[Rows from a dataset of charts and code]
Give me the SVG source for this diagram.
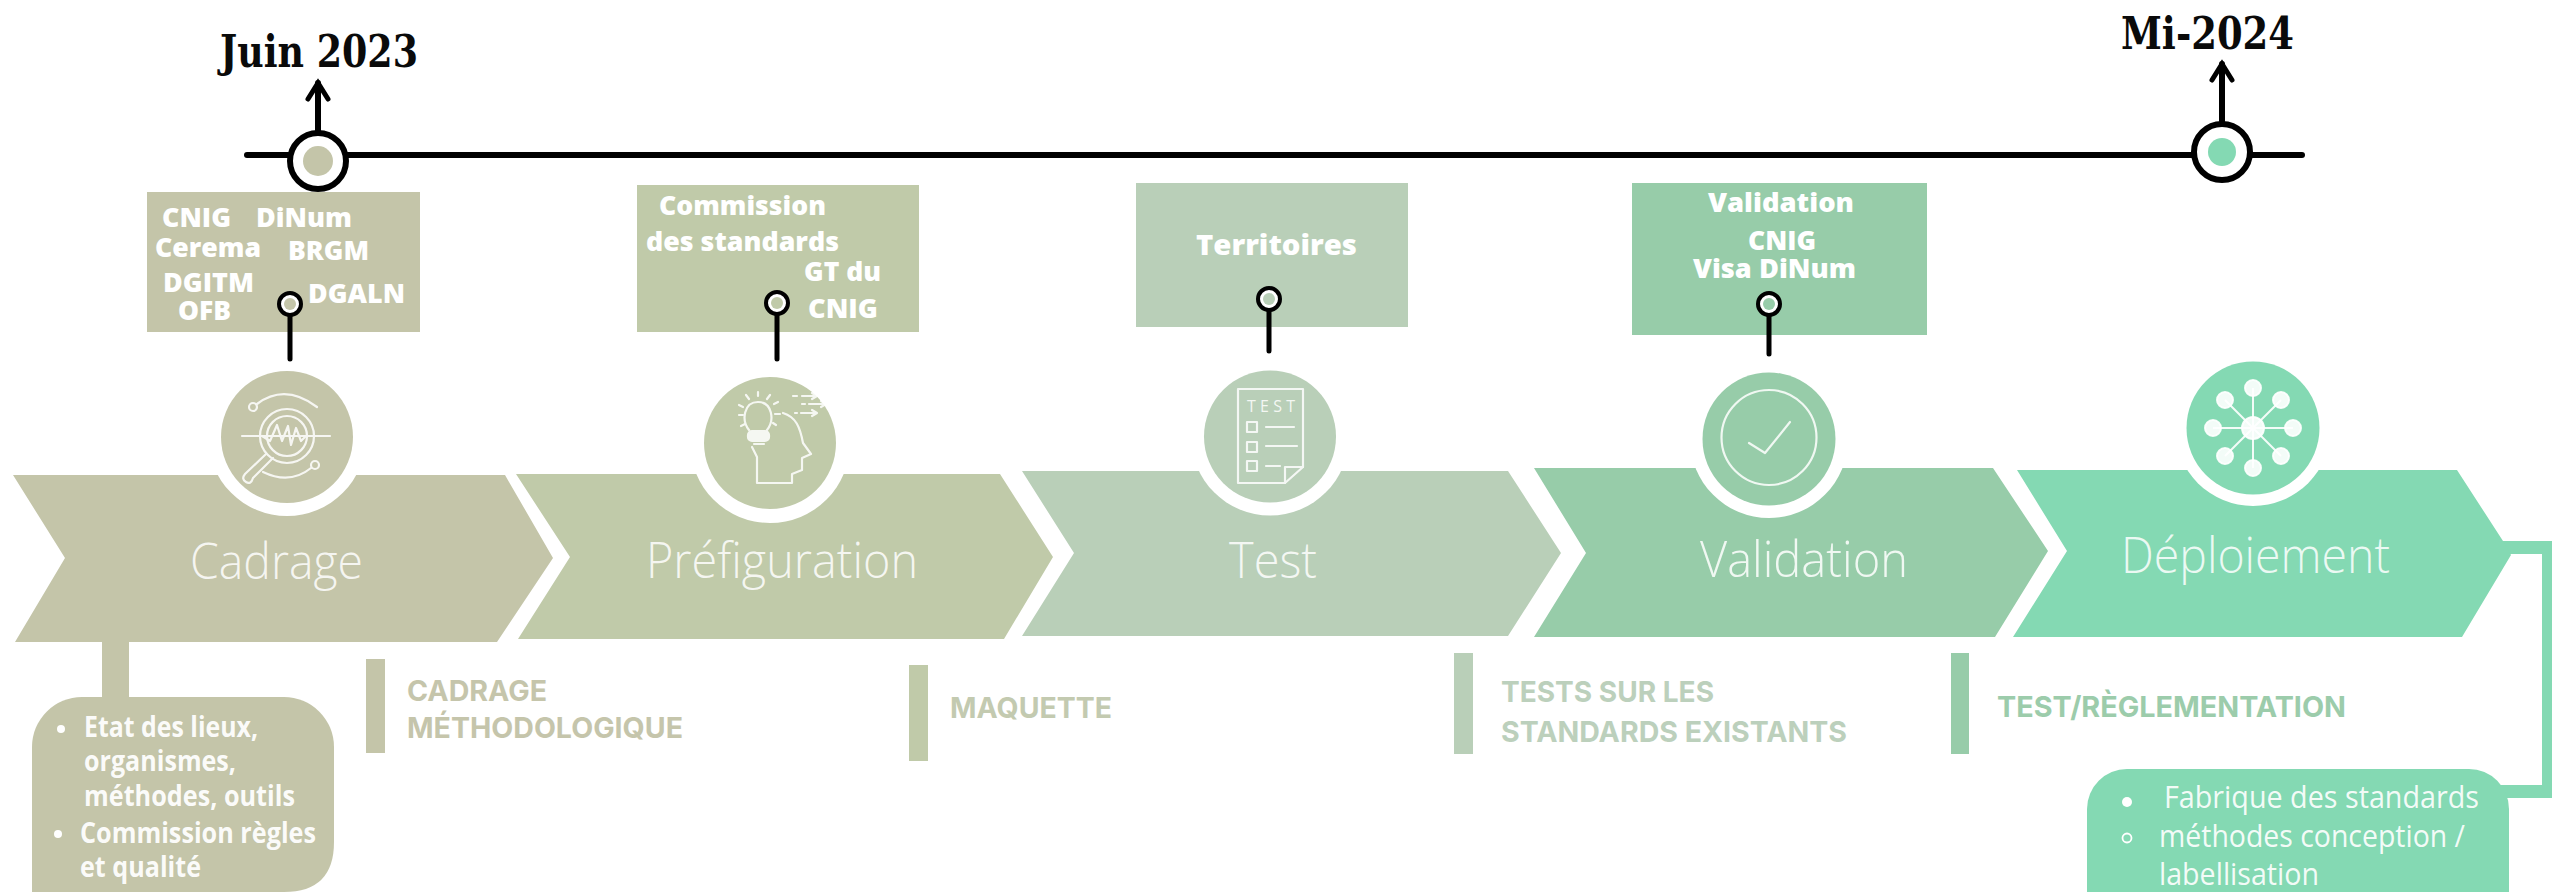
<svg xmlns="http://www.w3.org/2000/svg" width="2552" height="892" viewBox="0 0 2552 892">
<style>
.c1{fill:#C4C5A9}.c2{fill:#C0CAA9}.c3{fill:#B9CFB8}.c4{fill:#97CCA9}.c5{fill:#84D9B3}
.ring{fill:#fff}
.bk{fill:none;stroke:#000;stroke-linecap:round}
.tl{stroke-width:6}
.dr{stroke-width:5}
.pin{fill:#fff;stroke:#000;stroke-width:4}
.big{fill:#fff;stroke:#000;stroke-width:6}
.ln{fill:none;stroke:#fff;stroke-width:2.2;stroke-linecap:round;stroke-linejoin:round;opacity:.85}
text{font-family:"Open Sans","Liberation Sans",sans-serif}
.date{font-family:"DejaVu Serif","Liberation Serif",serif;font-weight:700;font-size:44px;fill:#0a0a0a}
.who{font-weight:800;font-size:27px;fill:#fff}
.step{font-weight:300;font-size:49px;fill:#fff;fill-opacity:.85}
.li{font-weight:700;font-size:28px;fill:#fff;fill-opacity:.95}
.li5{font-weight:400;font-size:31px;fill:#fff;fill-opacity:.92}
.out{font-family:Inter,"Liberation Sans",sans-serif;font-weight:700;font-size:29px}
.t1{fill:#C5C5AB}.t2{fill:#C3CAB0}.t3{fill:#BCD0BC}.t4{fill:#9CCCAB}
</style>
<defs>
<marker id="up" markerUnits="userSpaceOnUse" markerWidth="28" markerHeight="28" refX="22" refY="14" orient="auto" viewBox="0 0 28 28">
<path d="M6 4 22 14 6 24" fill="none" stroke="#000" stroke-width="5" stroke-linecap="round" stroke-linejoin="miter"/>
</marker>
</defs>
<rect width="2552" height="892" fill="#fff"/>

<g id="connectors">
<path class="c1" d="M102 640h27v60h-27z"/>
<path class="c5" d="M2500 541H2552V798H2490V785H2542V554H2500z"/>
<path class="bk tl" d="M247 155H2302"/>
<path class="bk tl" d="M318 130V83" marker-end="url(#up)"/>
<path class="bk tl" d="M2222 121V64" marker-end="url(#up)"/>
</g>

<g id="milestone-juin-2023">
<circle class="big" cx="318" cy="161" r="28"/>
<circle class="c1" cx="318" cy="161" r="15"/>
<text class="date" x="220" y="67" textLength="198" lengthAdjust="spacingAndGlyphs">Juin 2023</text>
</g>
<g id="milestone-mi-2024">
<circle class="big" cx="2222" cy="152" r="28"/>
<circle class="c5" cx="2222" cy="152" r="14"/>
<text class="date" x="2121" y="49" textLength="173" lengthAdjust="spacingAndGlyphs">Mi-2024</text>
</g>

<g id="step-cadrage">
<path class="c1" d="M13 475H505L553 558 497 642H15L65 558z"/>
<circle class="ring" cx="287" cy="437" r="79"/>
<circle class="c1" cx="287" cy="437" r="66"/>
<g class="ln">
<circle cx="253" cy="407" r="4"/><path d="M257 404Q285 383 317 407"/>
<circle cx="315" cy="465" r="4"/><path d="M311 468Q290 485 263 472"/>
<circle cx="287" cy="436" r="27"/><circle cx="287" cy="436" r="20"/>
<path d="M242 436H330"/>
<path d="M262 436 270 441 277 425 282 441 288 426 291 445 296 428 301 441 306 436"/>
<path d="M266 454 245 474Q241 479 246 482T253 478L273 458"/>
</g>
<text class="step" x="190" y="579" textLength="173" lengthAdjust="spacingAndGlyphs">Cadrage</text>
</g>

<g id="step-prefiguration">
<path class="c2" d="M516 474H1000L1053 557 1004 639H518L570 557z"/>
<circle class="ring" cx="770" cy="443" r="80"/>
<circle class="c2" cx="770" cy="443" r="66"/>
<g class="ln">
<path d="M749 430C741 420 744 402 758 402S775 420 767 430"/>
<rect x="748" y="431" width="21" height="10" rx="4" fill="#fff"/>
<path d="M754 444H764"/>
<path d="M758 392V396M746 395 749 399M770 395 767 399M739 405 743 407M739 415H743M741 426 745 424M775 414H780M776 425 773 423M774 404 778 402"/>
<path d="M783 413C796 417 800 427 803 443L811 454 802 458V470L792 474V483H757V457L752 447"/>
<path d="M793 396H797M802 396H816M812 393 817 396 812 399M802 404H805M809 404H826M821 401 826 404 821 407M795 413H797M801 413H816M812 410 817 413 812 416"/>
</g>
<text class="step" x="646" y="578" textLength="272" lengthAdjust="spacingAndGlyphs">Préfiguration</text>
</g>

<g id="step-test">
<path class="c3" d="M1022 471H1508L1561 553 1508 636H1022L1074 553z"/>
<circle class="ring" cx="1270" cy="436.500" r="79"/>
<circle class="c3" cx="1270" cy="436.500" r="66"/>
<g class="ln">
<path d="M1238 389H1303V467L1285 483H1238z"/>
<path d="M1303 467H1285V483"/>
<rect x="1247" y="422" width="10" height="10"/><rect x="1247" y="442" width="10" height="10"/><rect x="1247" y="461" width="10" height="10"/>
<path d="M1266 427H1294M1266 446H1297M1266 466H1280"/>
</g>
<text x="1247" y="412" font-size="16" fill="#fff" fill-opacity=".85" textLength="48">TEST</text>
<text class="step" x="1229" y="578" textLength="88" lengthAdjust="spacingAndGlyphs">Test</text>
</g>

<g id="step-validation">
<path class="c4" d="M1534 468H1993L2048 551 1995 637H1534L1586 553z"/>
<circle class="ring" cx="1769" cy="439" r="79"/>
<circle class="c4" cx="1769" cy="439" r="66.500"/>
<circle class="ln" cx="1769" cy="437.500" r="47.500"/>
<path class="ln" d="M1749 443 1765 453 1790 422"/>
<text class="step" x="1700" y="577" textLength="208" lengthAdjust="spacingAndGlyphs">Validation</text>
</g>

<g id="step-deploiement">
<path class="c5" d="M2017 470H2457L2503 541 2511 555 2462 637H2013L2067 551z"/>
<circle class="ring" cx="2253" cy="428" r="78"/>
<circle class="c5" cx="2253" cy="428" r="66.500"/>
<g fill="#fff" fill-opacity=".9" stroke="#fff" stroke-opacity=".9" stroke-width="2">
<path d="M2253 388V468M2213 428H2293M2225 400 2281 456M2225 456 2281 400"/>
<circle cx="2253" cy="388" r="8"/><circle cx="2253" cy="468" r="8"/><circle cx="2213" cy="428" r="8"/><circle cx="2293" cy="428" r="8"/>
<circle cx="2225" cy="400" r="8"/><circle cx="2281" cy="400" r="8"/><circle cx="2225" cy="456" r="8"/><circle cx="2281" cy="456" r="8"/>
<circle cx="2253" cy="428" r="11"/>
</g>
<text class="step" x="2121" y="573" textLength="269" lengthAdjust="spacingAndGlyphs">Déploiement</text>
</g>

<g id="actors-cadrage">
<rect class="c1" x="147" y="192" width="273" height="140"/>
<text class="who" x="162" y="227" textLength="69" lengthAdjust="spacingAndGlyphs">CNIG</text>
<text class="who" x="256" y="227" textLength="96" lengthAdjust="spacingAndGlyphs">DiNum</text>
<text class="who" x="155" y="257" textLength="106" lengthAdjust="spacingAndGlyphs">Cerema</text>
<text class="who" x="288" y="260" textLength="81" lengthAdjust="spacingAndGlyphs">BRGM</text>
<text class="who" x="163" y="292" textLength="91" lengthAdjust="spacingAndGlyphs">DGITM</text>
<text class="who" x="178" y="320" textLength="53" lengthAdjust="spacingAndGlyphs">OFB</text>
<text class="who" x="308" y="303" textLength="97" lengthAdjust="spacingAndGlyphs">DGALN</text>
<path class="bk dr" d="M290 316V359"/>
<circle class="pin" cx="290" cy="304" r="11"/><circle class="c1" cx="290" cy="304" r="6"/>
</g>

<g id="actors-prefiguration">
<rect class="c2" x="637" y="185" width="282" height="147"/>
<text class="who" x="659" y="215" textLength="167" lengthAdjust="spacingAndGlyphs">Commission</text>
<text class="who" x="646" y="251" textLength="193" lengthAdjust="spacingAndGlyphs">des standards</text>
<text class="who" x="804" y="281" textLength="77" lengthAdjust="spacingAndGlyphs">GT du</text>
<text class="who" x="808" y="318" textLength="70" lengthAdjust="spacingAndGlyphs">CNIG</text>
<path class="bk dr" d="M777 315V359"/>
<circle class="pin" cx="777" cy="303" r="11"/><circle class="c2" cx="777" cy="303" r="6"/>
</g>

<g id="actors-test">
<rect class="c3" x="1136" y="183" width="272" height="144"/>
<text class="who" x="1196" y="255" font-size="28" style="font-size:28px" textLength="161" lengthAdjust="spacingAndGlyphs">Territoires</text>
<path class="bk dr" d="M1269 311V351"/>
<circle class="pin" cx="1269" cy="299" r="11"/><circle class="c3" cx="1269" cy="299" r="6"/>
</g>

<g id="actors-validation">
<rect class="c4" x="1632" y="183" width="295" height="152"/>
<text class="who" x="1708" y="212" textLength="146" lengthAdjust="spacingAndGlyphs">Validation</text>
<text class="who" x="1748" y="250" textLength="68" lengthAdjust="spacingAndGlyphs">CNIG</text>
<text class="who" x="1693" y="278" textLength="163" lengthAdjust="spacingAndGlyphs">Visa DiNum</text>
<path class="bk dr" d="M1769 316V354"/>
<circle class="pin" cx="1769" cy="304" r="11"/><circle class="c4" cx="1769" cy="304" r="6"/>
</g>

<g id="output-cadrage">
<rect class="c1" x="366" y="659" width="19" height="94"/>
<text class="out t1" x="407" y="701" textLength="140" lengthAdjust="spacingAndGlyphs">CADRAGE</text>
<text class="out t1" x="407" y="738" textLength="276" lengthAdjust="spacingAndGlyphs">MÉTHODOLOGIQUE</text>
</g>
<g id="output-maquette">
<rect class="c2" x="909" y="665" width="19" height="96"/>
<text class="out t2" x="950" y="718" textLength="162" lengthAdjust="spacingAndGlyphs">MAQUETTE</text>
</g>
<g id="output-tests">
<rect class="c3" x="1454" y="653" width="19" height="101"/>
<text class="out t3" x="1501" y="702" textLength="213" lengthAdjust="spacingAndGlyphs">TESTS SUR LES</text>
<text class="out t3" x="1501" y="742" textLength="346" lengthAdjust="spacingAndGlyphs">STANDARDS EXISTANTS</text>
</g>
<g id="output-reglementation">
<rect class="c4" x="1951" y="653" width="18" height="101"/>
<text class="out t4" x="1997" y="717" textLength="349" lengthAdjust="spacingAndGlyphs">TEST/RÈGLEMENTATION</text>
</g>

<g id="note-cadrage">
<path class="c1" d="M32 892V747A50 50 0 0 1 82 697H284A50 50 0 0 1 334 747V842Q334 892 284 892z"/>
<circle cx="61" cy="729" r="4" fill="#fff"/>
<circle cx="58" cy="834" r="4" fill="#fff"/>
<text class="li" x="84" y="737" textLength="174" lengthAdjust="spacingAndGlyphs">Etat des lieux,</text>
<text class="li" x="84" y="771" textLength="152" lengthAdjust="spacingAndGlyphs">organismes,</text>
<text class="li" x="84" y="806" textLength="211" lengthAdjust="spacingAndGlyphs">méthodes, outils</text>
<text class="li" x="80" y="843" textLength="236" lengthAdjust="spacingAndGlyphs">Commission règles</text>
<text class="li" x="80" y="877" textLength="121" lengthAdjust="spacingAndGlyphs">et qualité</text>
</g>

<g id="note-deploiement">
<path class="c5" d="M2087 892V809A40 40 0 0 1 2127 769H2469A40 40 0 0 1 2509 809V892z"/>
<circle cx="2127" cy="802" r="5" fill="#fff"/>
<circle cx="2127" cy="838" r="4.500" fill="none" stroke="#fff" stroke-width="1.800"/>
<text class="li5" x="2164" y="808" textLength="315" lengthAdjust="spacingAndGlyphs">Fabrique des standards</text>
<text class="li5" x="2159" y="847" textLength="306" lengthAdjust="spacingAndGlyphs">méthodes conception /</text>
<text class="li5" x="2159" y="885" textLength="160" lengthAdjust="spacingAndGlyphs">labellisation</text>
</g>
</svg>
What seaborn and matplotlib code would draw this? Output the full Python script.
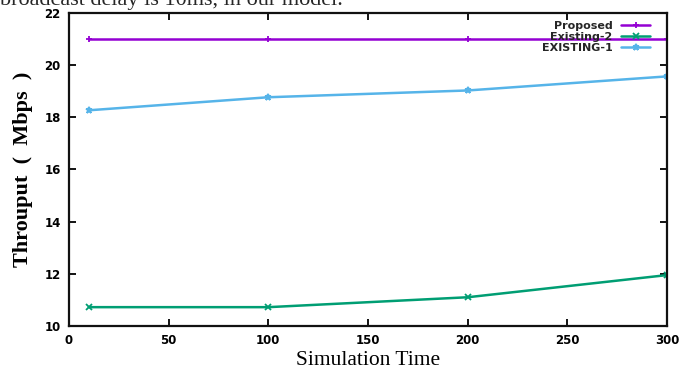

## [The request]
Show the lines that mention the word "this".

## [Response to the exercise]
Give me the SVG source for this diagram.
What seaborn and matplotlib code would draw this? Output the full Python script.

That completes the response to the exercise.